His whole recommendation was based on his meeting with the CEO at an event two weeks before were they had spoken for about five minutes.

So I pressed him for more details. He told me that in studies the number one thing any small business needs is to be more customer focused. I agreed that customer focus is very important and asked him what were the key points he would be working to improve. He then talked about how they would establish new rules for project management, weekly and daily reporting and a new Management Dashboard System which Steve’s company had pioneered that would be “an excellent fit for app developer”  He had no ideas what my client did.

He actually called my client an app developer.  They develop embedded system for Industrial automation. That means hardware, software and all the third party integration required to make the system work. My client typically spends weeks to months with each client to understand in great detail all the needs and all the requirements to build highly customized solution.

There are so many lessons here it is hard to know where to start.

Let’s  start with the obvious if your selling “customer focused” as a solution you better be customer focused.

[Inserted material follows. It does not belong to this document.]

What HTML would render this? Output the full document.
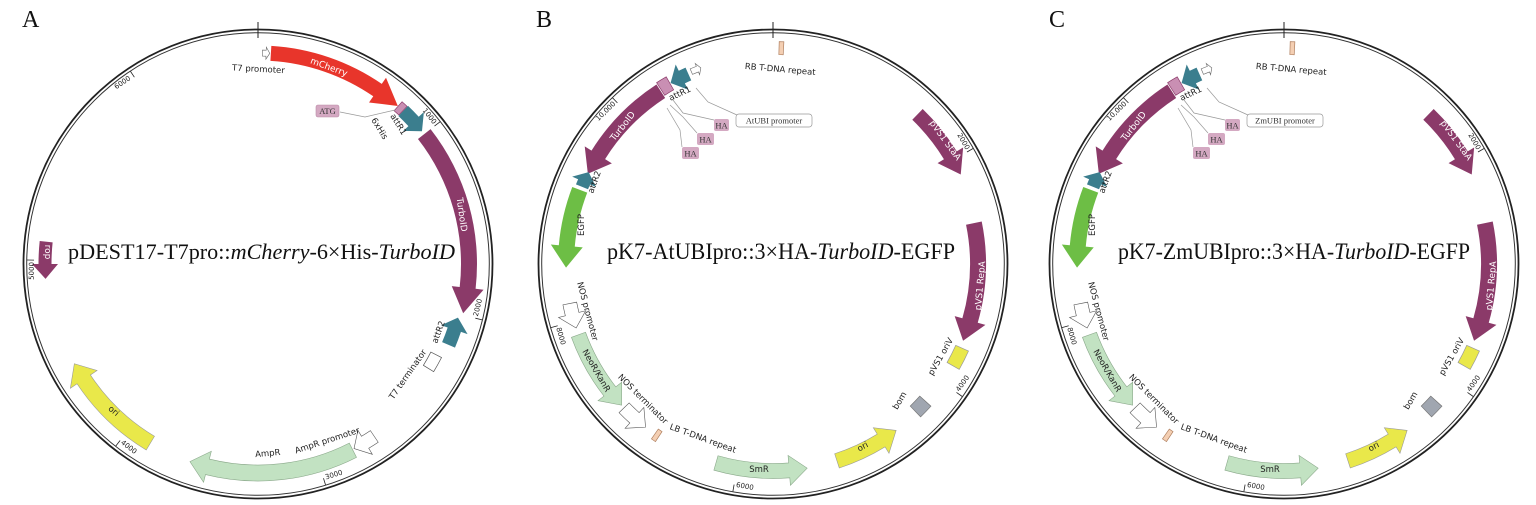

Not knowing what your customer actually does is not a good example of this.

Add to this that you are selling customer focus and you have never spoken with any of the prospects customers to find out if the prospect has or lacks customer focus.

And you have never spoken with anyone else at the prospect company to see if they have a customer focus issue.

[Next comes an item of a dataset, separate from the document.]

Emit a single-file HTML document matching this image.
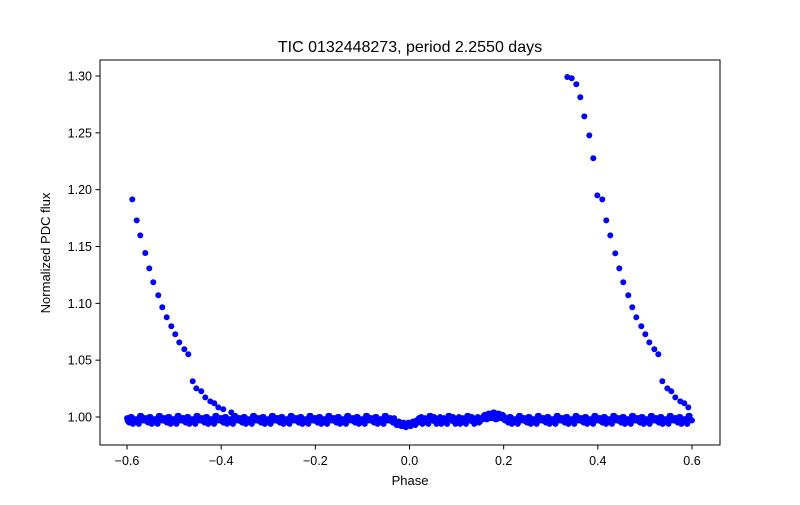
<!DOCTYPE html>
<html><head><meta charset="utf-8"><style>
body{margin:0;background:#fff;}
svg text{font-family:"Liberation Sans","DejaVu Sans",sans-serif;fill:#000;}
</style></head><body>
<svg id="chart" width="800" height="500">
<rect width="800" height="500" fill="#fff"/>
<text x="410" y="52" font-size="16" text-anchor="middle">TIC 0132448273, period 2.2550 days</text>
<g id="marks"></g>
<rect x="100" y="60" width="620" height="385" fill="none" stroke="#000" stroke-width="1"/>
<g id="xaxis"></g>
<g id="yaxis"></g>
<text x="410" y="485" font-size="13" text-anchor="middle">Phase</text>
<text x="50" y="253" font-size="13" text-anchor="middle" transform="rotate(-90 50 253)">Normalized PDC flux</text>
</svg>
<script>
const xTicks=[-0.6,-0.4,-0.2,0.0,0.2,0.4,0.6];
const xTickLabels=["−0.6","−0.4","−0.2","0.0","0.2","0.4","0.6"];
const yTicks=[1.00,1.05,1.10,1.15,1.20,1.25,1.30];
const yTickLabels=["1.00","1.05","1.10","1.15","1.20","1.25","1.30"];
const leftPhase=[-0.5888,-0.5794,-0.5718,-0.5612,-0.5527,-0.5442,-0.5336,-0.5251,-0.5157,-0.5059,-0.4975,-0.4890,-0.4783,-0.4698,-0.4605,-0.4528,-0.4422,-0.4337,-0.4231,-0.4146,-0.4061,-0.3955,-0.3785];
const leftFlux=[1.1915,1.1730,1.1598,1.1443,1.1308,1.1185,1.1071,1.0965,1.0877,1.0798,1.0728,1.0657,1.0596,1.0552,1.0314,1.0252,1.0226,1.0173,1.0138,1.0121,1.0085,1.0068,1.0041];
const rightPhase=[0.3352,0.3445,0.3543,0.3628,0.3713,0.3819,0.3904,0.3989,0.4095,0.4180,0.4265,0.4371,0.4456,0.4541,0.4647,0.4732,0.4817,0.4924,0.5009,0.5094,0.5200,0.5285,0.5370,0.5476,0.5561,0.5646,0.5752,0.5837,0.5922];
const rightFlux=[1.2991,1.2980,1.2927,1.2813,1.2645,1.2478,1.2276,1.1950,1.1915,1.1730,1.1598,1.1440,1.1308,1.1185,1.1071,1.0965,1.0877,1.0798,1.0728,1.0657,1.0596,1.0552,1.0314,1.0252,1.0226,1.0173,1.0138,1.0121,1.0085];
const baseStart=-0.6, baseStep=0.005;
const baseFlux=[
0.999,0.995,1.000,0.996,0.998,0.994,1.001,0.997,
0.999,0.995,1.000,0.996,0.998,0.994,1.001,0.997,
0.999,0.995,1.000,0.996,0.998,0.994,1.001,0.997,
0.999,0.995,1.000,0.996,0.998,0.994,1.001,0.997,
0.999,0.995,1.000,0.996,0.998,0.994,1.001,0.997,
0.999,0.995,1.000,0.996,0.998,0.994,1.001,0.997,
0.999,0.995,1.000,0.996,0.998,0.994,1.001,0.997,
0.999,0.995,1.000,0.996,0.998,0.994,1.001,0.997,
0.999,0.995,1.000,0.996,0.998,0.994,1.001,0.997,
0.999,0.995,1.000,0.996,0.998,0.994,1.001,0.997,
0.999,0.995,1.000,0.996,0.998,0.994,1.001,0.997,
0.999,0.995,1.000,0.996,0.998,0.994,1.001,0.997,
0.999,0.995,1.000,0.996,0.998,0.994,1.001,0.997,
0.999,0.995,1.000,0.996,0.998,0.994,1.001,0.997,
0.999,0.995,
0.996,0.993,0.995,0.992,0.994,0.992,0.993,0.995,0.994,0.997,0.999,
1.000,0.996,0.998,0.994,1.001,0.997,0.999,0.995,
1.000,0.996,0.998,0.994,1.001,0.997,0.999,0.995,
1.000,0.996,0.998,0.994,1.001,0.997,0.999,0.995,
1.000,0.996,0.998,
1.002,0.998,1.003,0.999,1.004,0.998,1.003,0.999,1.001,
0.999,0.995,1.000,0.996,0.998,0.994,1.001,0.997,
0.999,0.995,1.000,0.996,0.998,0.994,1.001,0.997,
0.999,0.995,1.000,0.996,0.998,0.994,1.001,0.997,
0.999,0.995,1.000,0.996,0.998,0.994,1.001,0.997,
0.999,0.995,1.000,0.996,0.998,0.994,1.001,0.997,
0.999,0.995,1.000,0.996,0.998,0.994,1.001,0.997,
0.999,0.995,1.000,0.996,0.998,0.994,1.001,0.997,
0.999,0.995,1.000,0.996,0.998,0.994,1.001,0.997,
0.999,0.995,1.000,0.996,0.998,0.994,1.001,0.997,
0.999,0.995,1.000,0.996,0.998,0.994,1.001,0.997];
const baseFluxB=[
0.996,1.000,0.994,0.998,0.995,1.001,0.997,0.999,
0.996,1.000,0.994,0.998,0.995,1.001,0.997,0.999,
0.996,1.000,0.994,0.998,0.995,1.001,0.997,0.999,
0.996,1.000,0.994,0.998,0.995,1.001,0.997,0.999,
0.996,1.000,0.994,0.998,0.995,1.001,0.997,0.999,
0.996,1.000,0.994,0.998,0.995,1.001,0.997,0.999,
0.996,1.000,0.994,0.998,0.995,1.001,0.997,0.999,
0.996,1.000,0.994,0.998,0.995,1.001,0.997,0.999,
0.996,1.000,0.994,0.998,0.995,1.001,0.997,0.999,
0.996,1.000,0.994,0.998,0.995,1.001,0.997,0.999,
0.996,1.000,0.994,0.998,0.995,1.001,0.997,0.999,
0.996,1.000,0.994,0.998,0.995,1.001,0.997,0.999,
0.996,1.000,0.994,0.998,0.995,1.001,0.997,0.999,
0.996,1.000,0.994,0.998,0.995,1.001,0.997,0.999,
0.996,0.999,
0.993,0.996,0.992,0.995,0.991,0.995,0.992,0.996,0.993,0.995,0.996,
0.994,0.999,0.995,1.001,0.997,1.000,0.994,0.998,
0.994,0.999,0.995,1.001,0.997,1.000,0.994,0.998,
0.994,0.999,0.995,1.001,0.997,1.000,0.994,0.998,
0.995,0.999,1.001,
0.998,1.003,0.999,1.004,0.998,1.003,0.999,1.002,0.997,
0.996,1.000,0.994,0.998,0.995,1.001,0.997,0.999,
0.996,1.000,0.994,0.998,0.995,1.001,0.997,0.999,
0.996,1.000,0.994,0.998,0.995,1.001,0.997,0.999,
0.996,1.000,0.994,0.998,0.995,1.001,0.997,0.999,
0.996,1.000,0.994,0.998,0.995,1.001,0.997,0.999,
0.996,1.000,0.994,0.998,0.995,1.001,0.997,0.999,
0.996,1.000,0.994,0.998,0.995,1.001,0.997,0.999,
0.996,1.000,0.994,0.998,0.995,1.001,0.997,0.999,
0.996,1.000,0.994,0.998,0.995,1.001,0.997,0.999,
0.996,1.000,0.994,0.998,0.995,1.001,0.997,0.999];
const baseFluxC=[
0.997,0.998,0.9975,0.997,0.998,0.9965,0.998,0.997,
0.997,0.998,0.9975,0.997,0.998,0.9965,0.998,0.997,
0.997,0.998,0.9975,0.997,0.998,0.9965,0.998,0.997,
0.997,0.998,0.9975,0.997,0.998,0.9965,0.998,0.997,
0.997,0.998,0.9975,0.997,0.998,0.9965,0.998,0.997,
0.997,0.998,0.9975,0.997,0.998,0.9965,0.998,0.997,
0.997,0.998,0.9975,0.997,0.998,0.9965,0.998,0.997,
0.997,0.998,0.9975,0.997,0.998,0.9965,0.998,0.997,
0.997,0.998,0.9975,0.997,0.998,0.9965,0.998,0.997,
0.997,0.998,0.9975,0.997,0.998,0.9965,0.998,0.997,
0.997,0.998,0.9975,0.997,0.998,0.9965,0.998,0.997,
0.997,0.998,0.9975,0.997,0.998,0.9965,0.998,0.997,
0.997,0.998,0.9975,0.997,0.998,0.9965,0.998,0.997,
0.997,0.998,0.9975,0.997,0.998,0.9965,0.998,0.997,
0.997,0.997,
0.995,0.995,0.994,0.9935,0.993,0.993,0.9935,0.994,0.995,0.996,0.997,
0.997,0.998,0.9975,0.997,0.998,0.9965,0.998,0.997,
0.997,0.998,0.9975,0.997,0.998,0.9965,0.998,0.997,
0.997,0.998,0.9975,0.997,0.998,0.9965,0.998,0.997,
0.997,0.998,0.999,
1.000,1.0005,1.001,1.001,1.001,1.0005,1.000,0.999,0.998,
0.997,0.998,0.9975,0.997,0.998,0.9965,0.998,0.997,
0.997,0.998,0.9975,0.997,0.998,0.9965,0.998,0.997,
0.997,0.998,0.9975,0.997,0.998,0.9965,0.998,0.997,
0.997,0.998,0.9975,0.997,0.998,0.9965,0.998,0.997,
0.997,0.998,0.9975,0.997,0.998,0.9965,0.998,0.997,
0.997,0.998,0.9975,0.997,0.998,0.9965,0.998,0.997,
0.997,0.998,0.9975,0.997,0.998,0.9965,0.998,0.997,
0.997,0.998,0.9975,0.997,0.998,0.9965,0.998,0.997,
0.997,0.998,0.9975,0.997,0.998,0.9965,0.998,0.997,
0.997,0.998,0.9975,0.997,0.998,0.9965,0.998,0.997];

const NS="http://www.w3.org/2000/svg";
function sx(v){return 409.5+v*470.8;}
function sy(v){return 417-(v-1)*1136.7;}
const marks=document.getElementById('marks');
function dot(x,y){
  const c=document.createElementNS(NS,'circle');
  c.setAttribute('cx',sx(x));c.setAttribute('cy',sy(y));c.setAttribute('r',3);
  c.setAttribute('fill','#0000ff');
  
  
  marks.appendChild(c);
}
baseFlux.forEach((f,i)=>dot(baseStart+i*baseStep,f));
baseFluxB.forEach((f,i)=>{ if(i<240) dot(baseStart+(i+0.5)*baseStep,f); });
baseFluxC.forEach((f,i)=>{ if(i<240) dot(baseStart+(i+0.25)*baseStep,f); });
leftPhase.forEach((p,i)=>dot(p,leftFlux[i]));
rightPhase.forEach((p,i)=>dot(p,rightFlux[i]));

const xa=document.getElementById('xaxis');
xTicks.forEach((t,i)=>{
  const l=document.createElementNS(NS,'line');
  l.setAttribute('x1',sx(t));l.setAttribute('x2',sx(t));l.setAttribute('y1',445);l.setAttribute('y2',449.5);l.setAttribute('stroke','#000');
  
  
  xa.appendChild(l);
  const tx=document.createElementNS(NS,'text');
  tx.setAttribute('x',sx(t));tx.setAttribute('y',465);tx.setAttribute('font-size','12.5');tx.setAttribute('text-anchor','middle');
  tx.textContent=xTickLabels[i];
  
  
  xa.appendChild(tx);
});
const ya=document.getElementById('yaxis');
yTicks.forEach((t,i)=>{
  const l=document.createElementNS(NS,'line');
  l.setAttribute('x1',95.5);l.setAttribute('x2',100);l.setAttribute('y1',sy(t));l.setAttribute('y2',sy(t));l.setAttribute('stroke','#000');
  
  
  ya.appendChild(l);
  const tx=document.createElementNS(NS,'text');
  tx.setAttribute('x',92);tx.setAttribute('y',sy(t)+4.5);tx.setAttribute('font-size','12.5');tx.setAttribute('text-anchor','end');
  tx.textContent=yTickLabels[i];
  
  
  ya.appendChild(tx);
});
</script>
</body></html>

Spending five minutes with the CEO does not give you much insight into the company’s challenges and what you do learn is one sided at best.

Aside from all of that there is the matter of a horrible presentation where Steve did all the talking. In a space of 40 minutes the CEO spoke for about 5 minutes and I asked two questions. Steve had a whole meeting in which he could have delved deeper into the company to understand what was going on and how they could work together. He did nothing of the sort.

Steve walked in with a hammer and all he saw was a nail. He had his product and he was determined to sell it regardless of the situation.

While much of what happened points to poor selling techniques and bad consulting practice, it points to a much larger problem.

So how do you do customer focus right? Well the opposite of what Steve did is a good place to start.

  • Know who the prospect is, what they do and why your product or service might be useful to them before you meet with them.
  • When you meet them ask them about them. Discover who they are, what they do and how they do it and how they think of themselves. Look for the challenges and explore those areas in discussion.
  • Understand if and how you might help them. You are not there to convince them, you are there to understand them.
  • Do not assume you understand the prospect even once you have met with them. Make sure you ask confirming question. Do not just take what they say without looking at what is behind it.
  • If you talk the talk you had better walk the walk. You better be authentic or else.
  • Be sure they need what you sell. Nothing is a bigger waste of time for everyone them trying to sell what no one wants or needs.

Note: The names have been change to protect the identity of the people and companies involved.